I believe that God has laid it upon my heart to leave everything behind and spend at least a year in Petit Goave, Haiti, the village where both of my parents are from, the village where my grandmother lived and died and is now buried, the village where my uncle now lives since his home in Port-au-Prince is damaged.  The village that up until now has been nothing more to me than "some place back there".  I don't know what I will find when I get there.  I will have to give up some things.  There are no Express clothing stores there, no Macy's, no Filene's, no Cheesecake Factory.  I won't be able to run to CVS and pick up some deodorant.  My God do the people over there even where deodorant???  Even if they don't (God help me) my response to God's prompting in my heart is "Yes!".  Yes I will go.  Yes I will serve.  Yes I will leave all of my comfort zones behind and follow Christ wherever He leads me.  Here am I, send me Lord!

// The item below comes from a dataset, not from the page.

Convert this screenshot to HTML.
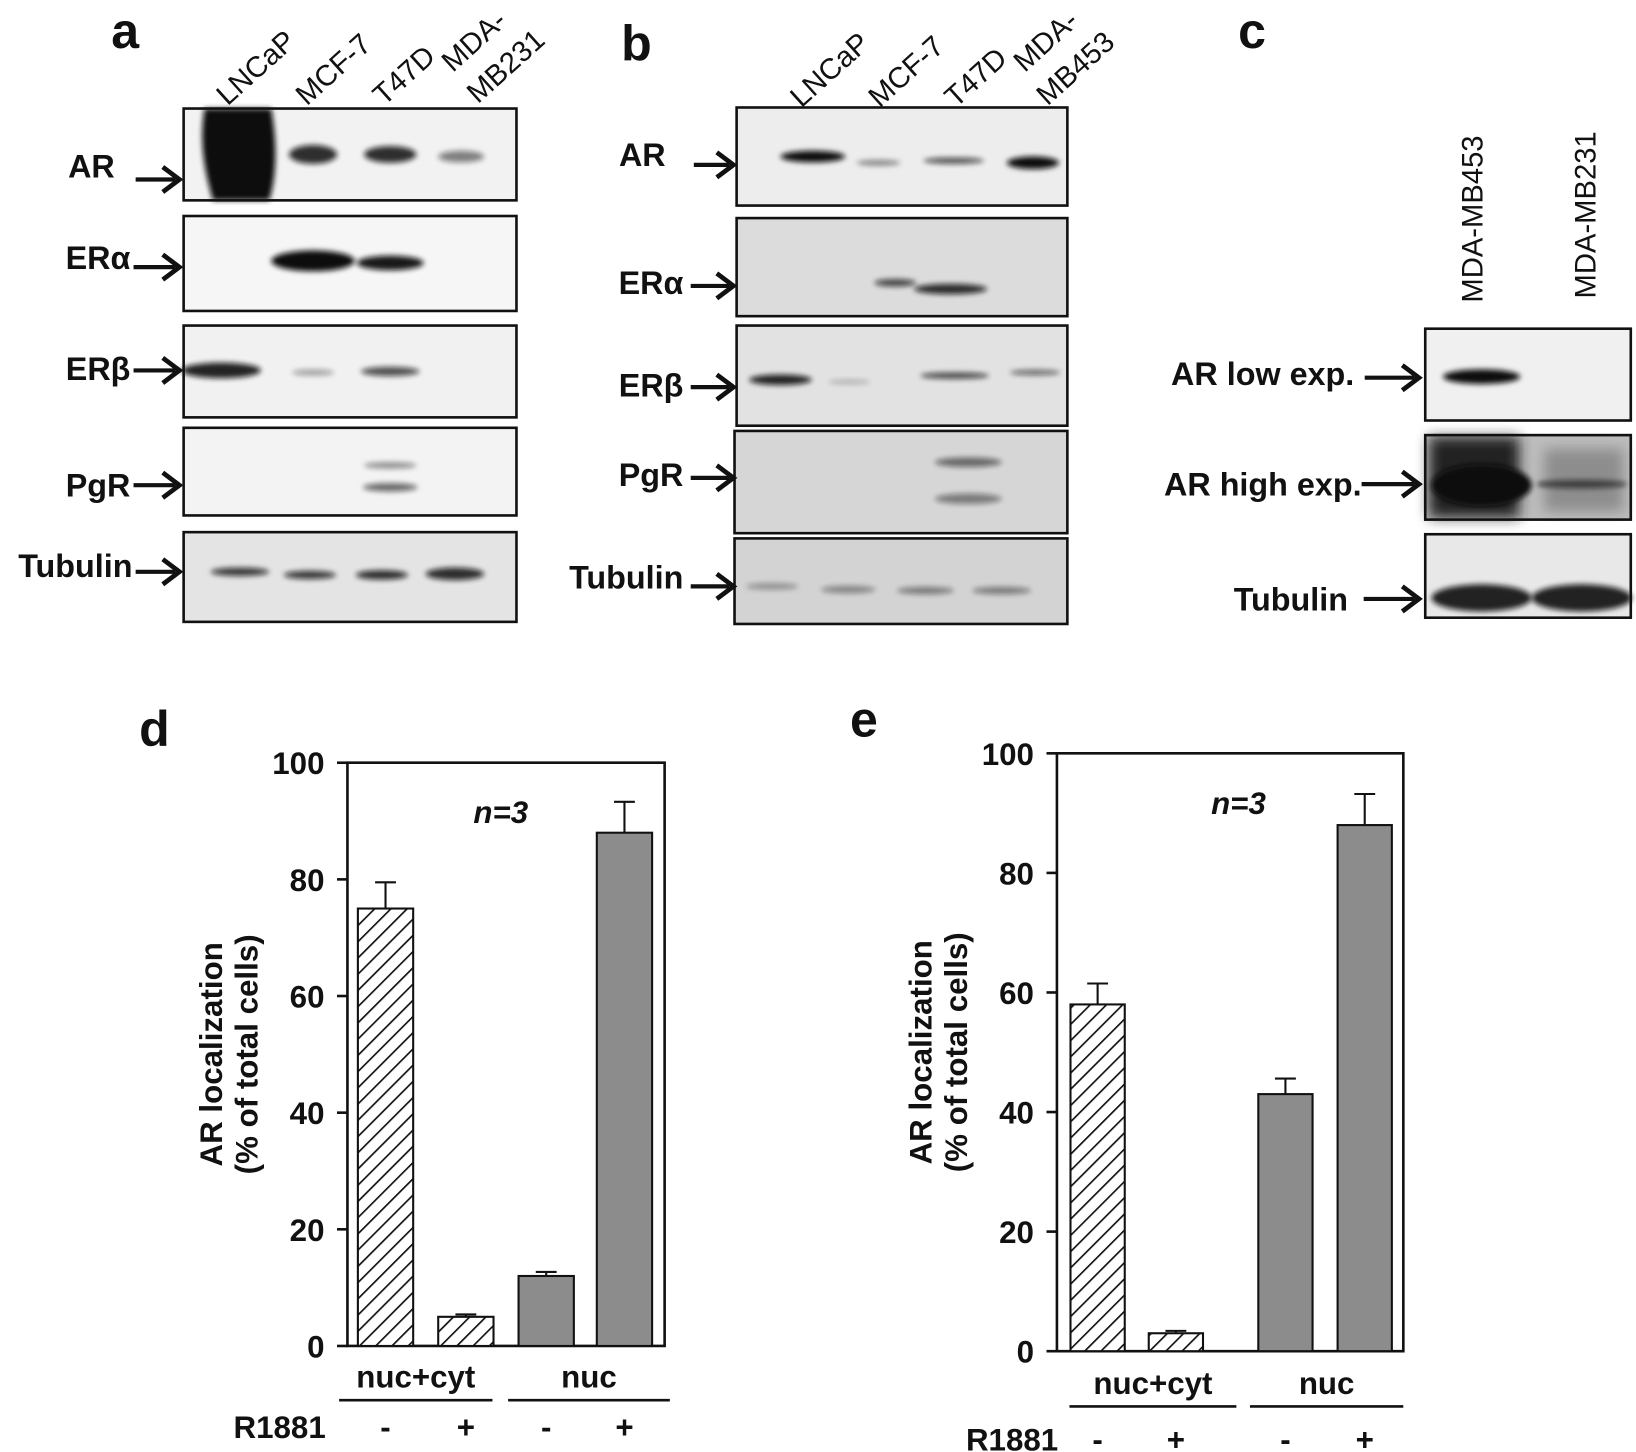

My long-term goal is to build a US accredited school in Petit Goave, affectionately called Ti Goave that will allow Haitian students upon completion to attend college in US so that when they return to Haiti they will be equipped to take on key leadership positions and help turn their nation around.  I am recording another album and all of the profit from the CD sales will go to this endeavor.  I am naming my non-profit organization the Louise Amelie Edouard Education Foundation in honor of my grandmother who spent her whole life in Ti Goave and moved on from this life a few months ago.  I am honored and humbled that God would find me fit to be used for His service in such an endeavor.  I plan to leave for Haiti in September and I will bring lots of deodorant with me to share with EVERYONE I encounter :)

Following the Way,
Kevin

Tuesday, February 2, 2010

Shaken

The earthquake that shook me to my core took place 1640 miles away on Tuesday, January 12, 2010. I thought I was safe. I thought I was immune. I have never been to Haiti, never witnessed its poverty; never suffered its heat; never felt its hunger for justice, peace and food—always for food. The son of Haitian immigrants, I was one of the lucky ones, born and bred in the US; privileged, spoiled really, fascinated by reality television: American Idol, The Biggest Loser, Real World, Apprentice, Top Chef, Project Runway; you name it I’ve seen it. My life is—well it was—far removed from Port-au-Prince or Gonaives or Petit Goave, and then the earthquake hit and everything changed.

I have never been as affected by anything that has happened in Haiti as this earthquake. I have never cried so many tears for people I never had a chance to meet. My heart has been wrenched open and I have been shaken. Shaken by the bloated corpses rotting in the streets of Port-au-Prince amidst the wounded, the homeless, the hungry. Shaken by the wailing of mothers for the children they will never see again. Shaken by the mass graves dug into the mountainsides filled with thousands, thousands of bodies of people who most likely struggled their entire lives until their unexpected end.

I have been shaken out of my apathy, shaken out of my comfort zone, shaken out of my very American tendency to consume and always want more: more clothes, more gadgets, more stuff I’ll only get bored with rather quickly and shortly replace with more stuff.  I have been shaken, indeed the world has been shaken by the earthquake that struck the tiny island where the poorest country in the western hemisphere sits. What would God have me do in a time like this??? Whatever God may ask me to do my answer will be “Yes!". Stay tuned for part 2 tomorrow.

Following the Way,
Kevin

Monday, February 1, 2010

February's Theme: Saying Yes to God

I had a wonderful time in church yesterday!  I had been away from my home church for about a year and recently returned and it is so good to be back.  Indeed reconciliation is sweet and it's always good to be back home.  I'm so glad I listened to God and went back to my former church.  I don't always do that, listen to God that is.  I'll just be honest about it.  There is something deeply embedded within the human will and psyche that is resistant to submitting and being led.  This month my Scripture reflections will focus on the theme "Saying Yes to God".  I doubt very much that I'm the only one who's ever struggled with this one so let's journey together and learn to give God our "Yes".